Dikutip dari aljazeera.com, ICC pada Kamis, 14 November 2019 mengabulkan permohonan jaksa penuntut agar melakukan investigasi atas tuduhan kejahatan terhadap kemanusiaan dan persekusi terhadap etnis Rohingya pada 2017 yang diduga dilakukan oleh militer Myanmar.
Putusan ICC itu keluar tak lama setelah pemimpin de-facto Myanmar, Aung San Suu Kyi, disebut namanya dalam gugatan hukum kejahatan terhadap etnis Rohingya dan Myanmar atas dugaan pembantaian di pengadilan tinggi PBB.

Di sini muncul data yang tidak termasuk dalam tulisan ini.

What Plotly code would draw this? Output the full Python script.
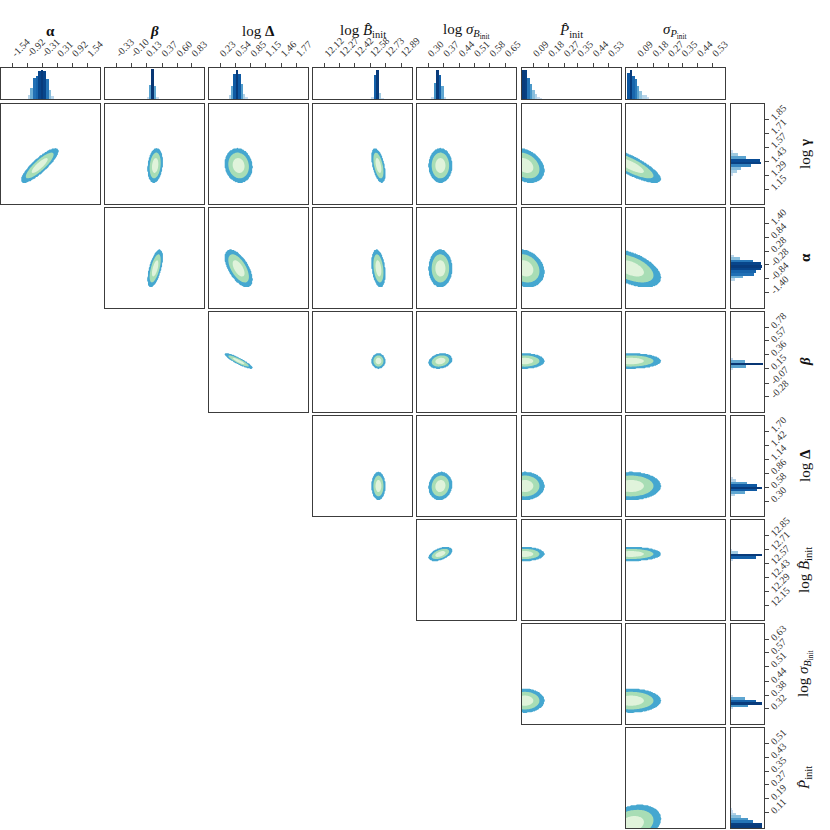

Lebih dari 740 ribu etnis Rohingya terpaksa melarikan diri dari wilayah tempat tinggal mereka ke wilayah perbatasan Myanmar – Bangladesh menyusul meletupnya tindak kekerasan terhadap kelompok minoritas tersebut. ICC dalam keterangannya menyebut telah memberikan otorisasi pada jaksa penuntut agar memproses sebuah investigasi atas tuduhan kejahatan yang diarahkan pada Myanmar dalam koridor yurisdiksi ICC.
Diantara tuduhan pada Myanmar yang akan diselidiki lebih lanjut ICC adalah tindak kekerasan yang sistemik, deportasi yang dianggap sebagai kejahatan kemanusiaan dan persekusi etnis atau agama yang dianut etnis Rohingya.
“Ada kebutuhan yang sangat tinggi untuk menginvestigasi dan melakukan penuntutan atas kejahatan yang telah terdokumentasi. Skala dan intensitas kekerasan yang dilakukan terhadap etnis Rohingya oleh pasukan militer Myanmar menuntut sebuah sidang dengar yang independen dan tidak memihak sesuai dengan hukum,” kata George Graham, Direktor Perlindungan Anak-anak dari Konflik Bersenjata di ICC.